Invece capita spesso che tu preghi e lassù sembra che nessuno ti ascolti. Per questo pregare diventa una formalità devota, una pia pratica sostentata dalla volontà e dall’impegno, ma svuotata di passione.

Finisci di leggere questo Vangelo è l’accusato sembra essere Dio. Che esito paradossale: in realtà il testo ci parla di un avversario e ci parla di una vedova che ha capito quanto è minaccioso questo avversario ed è per questo che chiede aiuto.

Il problema principale non è tanto se Dio ascolta o non ascolta le tue preghiere, perché su questo Gesù è chiaro, esplicito, non lascia spazio a dubbio alcuno: e Dio non farà giustizia ai suoi eletti, che gridano giorno e notte verso di lui?

Il problema vero è: ma il Figlio dell’uomo, quando verrà, troverà la fede?

Non dimentichiamoci i vangeli delle domeniche precedenti, in cui è stato messo in scena un campionario di cosa non è la fede, salvo scoprire nell’episodio di domenica scorsa che la lebbra è un titolo di credito sufficiente per entrare in relazione con Dio, per poter chiedere.

Come quei lebbrosi, la vedova inopportuna è consapevole che contando sulle sole sue forze non ce la può fare.

Quando la scrittura fa riferimento alla figura della vedova sta parlando di una donna che ha perso ogni appoggio, è rimasta senza sostegno alcuno, al punto che nel mondo ebraico le vedove erano all’ultimo posto della scala sociale, non godevano di nessun aiuto e generalmente finivano per mendicare.

Invece oggi assistiamo in continuazione allo spettacolo opposto: il modello di individuo riuscito è quello di chi si è fatto da sé.

C’era uno slogan pubblicitario che parlava dell’uomo “che non deve chiedere mai” e anche a te, francamente, ti secca da morire quando devi chiedere aiuto a qualcuno, riconoscendo la tua piccolezza.

Oggi la priorità è essere vincenti, autonomi, indipendenti, non chiedere niente a nessuno, stare in piedi con le proprie gambe.

Anche tu vorresti combattere i tuoi nemici da solo. Ed è per questo che le tue preghiere non vengono ascoltate.

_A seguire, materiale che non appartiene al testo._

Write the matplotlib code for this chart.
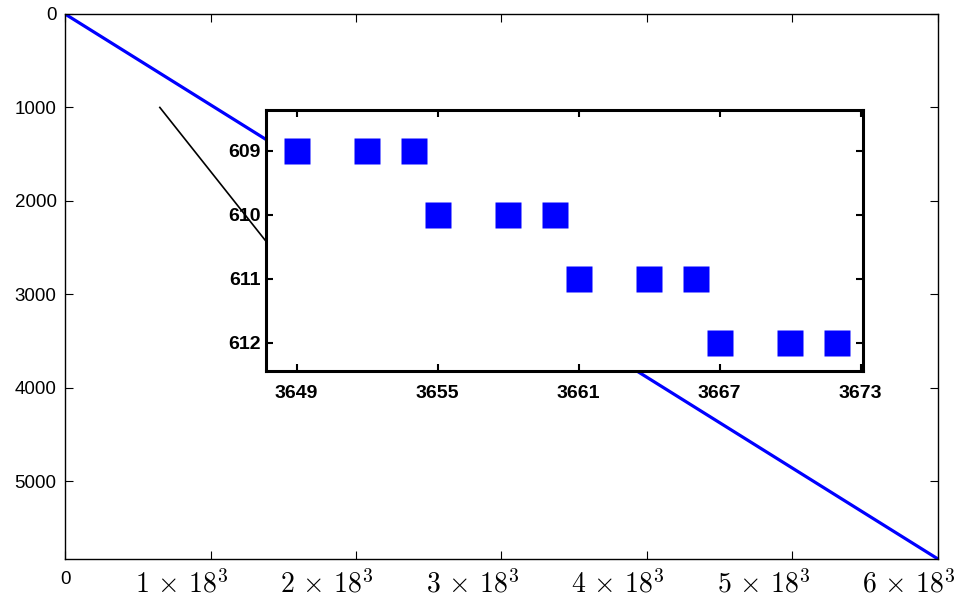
import numpy as np
import matplotlib.pyplot as plt
import matplotlib.transforms as mtransforms

plt.rcParams['font.family'] = ['Liberation Sans', 'DejaVu Sans']
plt.rcParams['mathtext.fontset'] = 'cm'

# matrix size: 18^3 rows, 6*18^3 columns
n = 18 ** 3
n_rows = n
n_cols = 6 * n

# nonzero band of the whole matrix (drawn as a line from corner to corner)
band_cols = [0, n_cols]
band_rows = [0, n_rows]

# zoomed piece: rows 609-612
zoom_rows = [609, 609, 609, 610, 610, 610, 611, 611, 611, 612, 612, 612]
zoom_cols = [3649, 3652, 3654, 3655, 3658, 3660, 3661, 3664, 3666, 3667, 3670, 3672]
zoom_xticks = [3649, 3655, 3661, 3667, 3673]
zoom_yticks = [609, 610, 611, 612]

# main axis ticks
y_ticks = [0, 1000, 2000, 3000, 4000, 5000]
x_tick_mult = [0, 1, 2, 3, 4, 5, 6]
x_tick_labels = ['0'] + [r'$%d\,\times\,18^3$' % k for k in x_tick_mult[1:]]

# pointer line toward the inset (data coords of main axes)
pointer_x = [3800, 8020]
pointer_y = [1000, 2420]

fig = plt.figure(figsize=(9.62, 6.03), dpi=100)
ax = fig.add_axes([0.0676, 0.073, 0.9074, 0.9038])
ax.plot(band_cols, band_rows, color='#0000ff', lw=2.3, solid_capstyle='butt')
ax.plot(pointer_x, pointer_y, color='black', lw=1.2)
ax.set_xlim(0, n_cols)
ax.set_ylim(n_rows, 0)
ax.set_yticks(y_ticks)
ax.set_yticklabels([str(v) for v in y_ticks], fontsize=13.5)
ax.set_xticks([k * n for k in x_tick_mult])
ax.set_xticklabels(x_tick_labels)
ax.tick_params(direction='in', length=6, width=0.8, top=True, right=True, pad=6)
ax.tick_params(axis='x', pad=9)
shift = mtransforms.ScaledTranslation(-29 / 100, 2 / 100, fig.dpi_scale_trans)
for i, lab in enumerate(ax.get_xticklabels()):
    if i == 0:
        lab.set_fontsize(13.5)
    else:
        lab.set_fontsize(20)
        lab.set_transform(lab.get_transform() + shift)
for s in ax.spines.values():
    s.set_linewidth(1.0)

ins = fig.add_axes([0.2765, 0.384, 0.6206, 0.4336])
ins.set_facecolor('white')
ins.plot(zoom_cols, zoom_rows, 's', color='#0000ff', ms=19, mec='none')
ins.set_xlim(3647.7, 3673.1)
ins.set_ylim(612.45, 608.36)
ins.set_xticks(zoom_xticks)
ins.set_yticks(zoom_yticks)
ins.set_xticklabels([str(v) for v in zoom_xticks], fontsize=14, fontweight='bold')
ins.set_yticklabels([str(v) for v in zoom_yticks], fontsize=14, fontweight='bold')
ins.tick_params(direction='in', length=5, width=1.5, top=True, right=True, pad=4)
ins.tick_params(axis='x', pad=10)
for s in ins.spines.values():
    s.set_linewidth(2.2)

fig.savefig('out.png', dpi=100)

Anche tu vorresti vivere un rapporto con Dio in cui il tuo impegno, la tua buona volontà, il tuo zelo, la tua irreprensibilità ti permettono di guadagnare il premio: la salvezza fai da te. Ed è per questo che le tue preghiere non vengono ascoltate. Perché al centro di esse ci sei solo tu, ci sei sempre tu e la vita così come la capisci tu.

Ma il problema è proprio questo: preghi davvero solo se riconosci che quella vedova sei tu. Perché ti è morto il marito su cui facevi affidamento.

C’è una persona che è rimasta vedova dei suoi progetti, delle sue ambizioni, delle sue sicurezze, della sua idea di se stesso, c’è chi è rimasta vedova della sua idea di matrimonio, di famiglia, di amicizia, di serenità, di appagamento? La vedova prega e lo fa perché ormai è disillusa, perché conosce la sua fragilità e perché ha capito che c’è un avversario temibile contro cui non può prevalere.

Avere fede non significa che in Dio ci credi e basta, ma che impari ad appoggiarti su di lui, facendo della tua precarietà e della tua vedovanza il luogo in cui chiedere giustizia.

È più facile rassegnarsi, accontentarsi, lamentarsi che non urlare il tuo bisogno di salvezza e guardare quella vedovanza come la porta attraverso cui potrai sperimentare la giustizia di Dio.